##### Records #####
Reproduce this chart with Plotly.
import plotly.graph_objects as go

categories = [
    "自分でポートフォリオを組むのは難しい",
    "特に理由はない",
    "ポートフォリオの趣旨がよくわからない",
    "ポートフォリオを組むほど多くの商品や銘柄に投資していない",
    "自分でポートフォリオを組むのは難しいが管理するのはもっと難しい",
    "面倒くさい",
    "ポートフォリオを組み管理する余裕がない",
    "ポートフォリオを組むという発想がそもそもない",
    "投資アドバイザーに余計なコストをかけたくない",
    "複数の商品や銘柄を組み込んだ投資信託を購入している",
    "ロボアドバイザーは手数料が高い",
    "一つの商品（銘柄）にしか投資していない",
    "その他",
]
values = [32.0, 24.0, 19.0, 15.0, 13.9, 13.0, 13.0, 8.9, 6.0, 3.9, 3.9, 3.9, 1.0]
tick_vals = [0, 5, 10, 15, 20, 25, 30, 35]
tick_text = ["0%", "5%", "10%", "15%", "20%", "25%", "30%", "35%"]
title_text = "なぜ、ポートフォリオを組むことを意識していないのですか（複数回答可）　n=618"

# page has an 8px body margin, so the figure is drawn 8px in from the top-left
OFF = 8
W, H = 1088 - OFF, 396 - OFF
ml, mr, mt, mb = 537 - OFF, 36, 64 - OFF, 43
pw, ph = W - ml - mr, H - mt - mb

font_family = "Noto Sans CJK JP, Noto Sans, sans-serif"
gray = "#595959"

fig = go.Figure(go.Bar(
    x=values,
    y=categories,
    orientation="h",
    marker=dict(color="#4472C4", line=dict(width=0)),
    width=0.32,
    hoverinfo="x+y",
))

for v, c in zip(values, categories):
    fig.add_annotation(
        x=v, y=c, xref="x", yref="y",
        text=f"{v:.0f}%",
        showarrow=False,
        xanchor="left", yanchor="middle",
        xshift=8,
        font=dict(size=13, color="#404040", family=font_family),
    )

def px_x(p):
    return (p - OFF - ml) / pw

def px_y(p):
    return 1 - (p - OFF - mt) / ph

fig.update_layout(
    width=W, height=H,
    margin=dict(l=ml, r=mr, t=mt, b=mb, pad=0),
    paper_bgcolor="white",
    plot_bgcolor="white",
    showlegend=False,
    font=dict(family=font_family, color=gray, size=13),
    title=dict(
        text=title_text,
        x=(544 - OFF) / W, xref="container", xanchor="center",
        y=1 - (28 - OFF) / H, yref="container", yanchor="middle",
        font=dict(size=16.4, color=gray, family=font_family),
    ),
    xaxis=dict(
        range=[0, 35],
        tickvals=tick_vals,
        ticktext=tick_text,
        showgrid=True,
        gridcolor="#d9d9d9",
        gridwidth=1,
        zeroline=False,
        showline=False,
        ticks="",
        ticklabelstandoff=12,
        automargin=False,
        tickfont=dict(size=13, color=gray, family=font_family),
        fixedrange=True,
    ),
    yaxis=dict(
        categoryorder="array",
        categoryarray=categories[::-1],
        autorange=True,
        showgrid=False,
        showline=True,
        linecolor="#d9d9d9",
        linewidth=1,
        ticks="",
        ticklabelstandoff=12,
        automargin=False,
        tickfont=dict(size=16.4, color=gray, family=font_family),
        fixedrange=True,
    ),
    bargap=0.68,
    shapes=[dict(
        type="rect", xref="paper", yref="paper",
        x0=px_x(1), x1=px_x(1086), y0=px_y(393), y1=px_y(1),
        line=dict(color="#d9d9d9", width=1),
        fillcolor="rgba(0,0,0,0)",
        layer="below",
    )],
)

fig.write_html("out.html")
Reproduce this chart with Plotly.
#####
The exercise
Copy out the full set of records precisely, leaving nothing out.

Full output
Reproduce this chart with Plotly.
import plotly.graph_objects as go

categories = [
    "自分でポートフォリオを組むのは難しい",
    "特に理由はない",
    "ポートフォリオの趣旨がよくわからない",
    "ポートフォリオを組むほど多くの商品や銘柄に投資していない",
    "自分でポートフォリオを組むのは難しいが管理するのはもっと難しい",
    "面倒くさい",
    "ポートフォリオを組み管理する余裕がない",
    "ポートフォリオを組むという発想がそもそもない",
    "投資アドバイザーに余計なコストをかけたくない",
    "複数の商品や銘柄を組み込んだ投資信託を購入している",
    "ロボアドバイザーは手数料が高い",
    "一つの商品（銘柄）にしか投資していない",
    "その他",
]
values = [32.0, 24.0, 19.0, 15.0, 13.9, 13.0, 13.0, 8.9, 6.0, 3.9, 3.9, 3.9, 1.0]
tick_vals = [0, 5, 10, 15, 20, 25, 30, 35]
tick_text = ["0%", "5%", "10%", "15%", "20%", "25%", "30%", "35%"]
title_text = "なぜ、ポートフォリオを組むことを意識していないのですか（複数回答可）　n=618"

# page has an 8px body margin, so the figure is drawn 8px in from the top-left
OFF = 8
W, H = 1088 - OFF, 396 - OFF
ml, mr, mt, mb = 537 - OFF, 36, 64 - OFF, 43
pw, ph = W - ml - mr, H - mt - mb

font_family = "Noto Sans CJK JP, Noto Sans, sans-serif"
gray = "#595959"

fig = go.Figure(go.Bar(
    x=values,
    y=categories,
    orientation="h",
    marker=dict(color="#4472C4", line=dict(width=0)),
    width=0.32,
    hoverinfo="x+y",
))

for v, c in zip(values, categories):
    fig.add_annotation(
        x=v, y=c, xref="x", yref="y",
        text=f"{v:.0f}%",
        showarrow=False,
        xanchor="left", yanchor="middle",
        xshift=8,
        font=dict(size=13, color="#404040", family=font_family),
    )

def px_x(p):
    return (p - OFF - ml) / pw

def px_y(p):
    return 1 - (p - OFF - mt) / ph

fig.update_layout(
    width=W, height=H,
    margin=dict(l=ml, r=mr, t=mt, b=mb, pad=0),
    paper_bgcolor="white",
    plot_bgcolor="white",
    showlegend=False,
    font=dict(family=font_family, color=gray, size=13),
    title=dict(
        text=title_text,
        x=(544 - OFF) / W, xref="container", xanchor="center",
        y=1 - (28 - OFF) / H, yref="container", yanchor="middle",
        font=dict(size=16.4, color=gray, family=font_family),
    ),
    xaxis=dict(
        range=[0, 35],
        tickvals=tick_vals,
        ticktext=tick_text,
        showgrid=True,
        gridcolor="#d9d9d9",
        gridwidth=1,
        zeroline=False,
        showline=False,
        ticks="",
        ticklabelstandoff=12,
        automargin=False,
        tickfont=dict(size=13, color=gray, family=font_family),
        fixedrange=True,
    ),
    yaxis=dict(
        categoryorder="array",
        categoryarray=categories[::-1],
        autorange=True,
        showgrid=False,
        showline=True,
        linecolor="#d9d9d9",
        linewidth=1,
        ticks="",
        ticklabelstandoff=12,
        automargin=False,
        tickfont=dict(size=16.4, color=gray, family=font_family),
        fixedrange=True,
    ),
    bargap=0.68,
    shapes=[dict(
        type="rect", xref="paper", yref="paper",
        x0=px_x(1), x1=px_x(1086), y0=px_y(393), y1=px_y(1),
        line=dict(color="#d9d9d9", width=1),
        fillcolor="rgba(0,0,0,0)",
        layer="below",
    )],
)

fig.write_html("out.html")
Reproduce this chart with Plotly.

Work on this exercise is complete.